Hari Kunzru on tolerance

I think that Hari Kunzru puts the case for tolerance and understanding very well in this recent article 

  Jonathan Franzen claimed he won’t write about race because of limited ‘firsthand experience’, while Lionel Shriver hopes objection to ‘cultural appropriation is a passing fad’. So should there be boundaries on what a novelist can write about?

 





Hari Kunzru

Clearly, if writers were barred from creating characters with attributes that we do not “own” (gender, ethnicity, sexual orientation, and so on), fiction would be impossible. Stories would be peopled by clones of the author. Since trespassing into otherness is a foundation of the novelist’s work, should we restrict ourselves in some way, so as to avoid doing violence to those who identify with our characters? The injunction to refrain from “cultural appropriation” sounds like a call for censorship, or at best a warning to self-censor, an infringement of the creative liberty to which so many surprising people profess themselves attached.
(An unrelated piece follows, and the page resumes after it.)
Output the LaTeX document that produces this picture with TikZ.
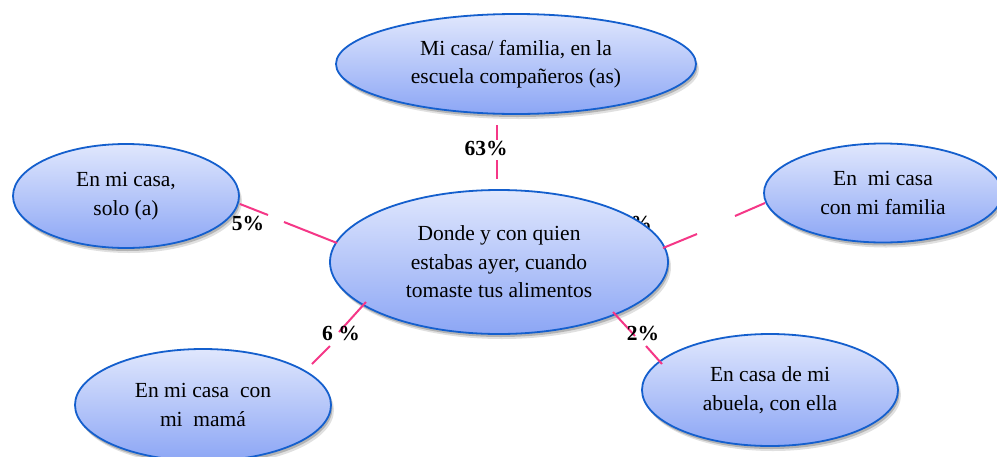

It is true that the politics of offence are used to shut down dissident voices of all kinds, frequently in minority communities, and the understanding of culture as a type of property to which ownership can be definitively assigned is, at the very least, problematic. Should the artist go forth boldly, without fear? Of course, but he or she should also tread with humility. Note that I do not say, “with care”. I don’t believe any subject matter should a priori be off limits to anyone, or that harm necessarily flows from the kind of ventriloquism that all novelists perform. Quite the opposite. Attempting to think one’s way into other subjectivities, other experiences, is an act of ethical urgency. For those who have never experienced the luxury of normativity, the warm and fuzzy feeling of being the world’s default setting, humility in the face of otherness seems like a minimal demand. Yet it appears that for some, the call to listen before speaking, to refrain from asserting immediate authority, is so unfamiliar that it feels outrageous. I’m being silenced! My freedom is being abridged! Norm is unaccustomed to humility because he has grown up as master of the house. All the hats are his to wear. For the deviant others, who came in by the kitchen door, it has always been expected, even demanded.
Good writers transgress without transgressing, in part because they are humble about what they do not know. They treat their own experience of the world as provisional. They do not presume. They respect people, not by leaving them alone in the inviolability of their cultural authenticity, but by becoming involved with them. They research. They engage in reciprocal relationships. It does not seem like a particular infringement of liberty to pass through the world without being its owner, unless someone else is continually asserting property rights over the ground beneath your feet. The panicked tone of the accusations of censorship leads me to suspect that what is being asserted has little to do with artistic freedom per se, and everything to do with a bitter fight to retain normative status, and the privileges that flow from it. The solution is simple, my fearful friends. Give up. Accept that some things are not for you, and others are not about you. You will find you have lost nothing. It may even feel like a weight off your shoulders. Put down that burden and pull up a chair. You might hear something you haven’t heard before. You will, at least, hear some new stories.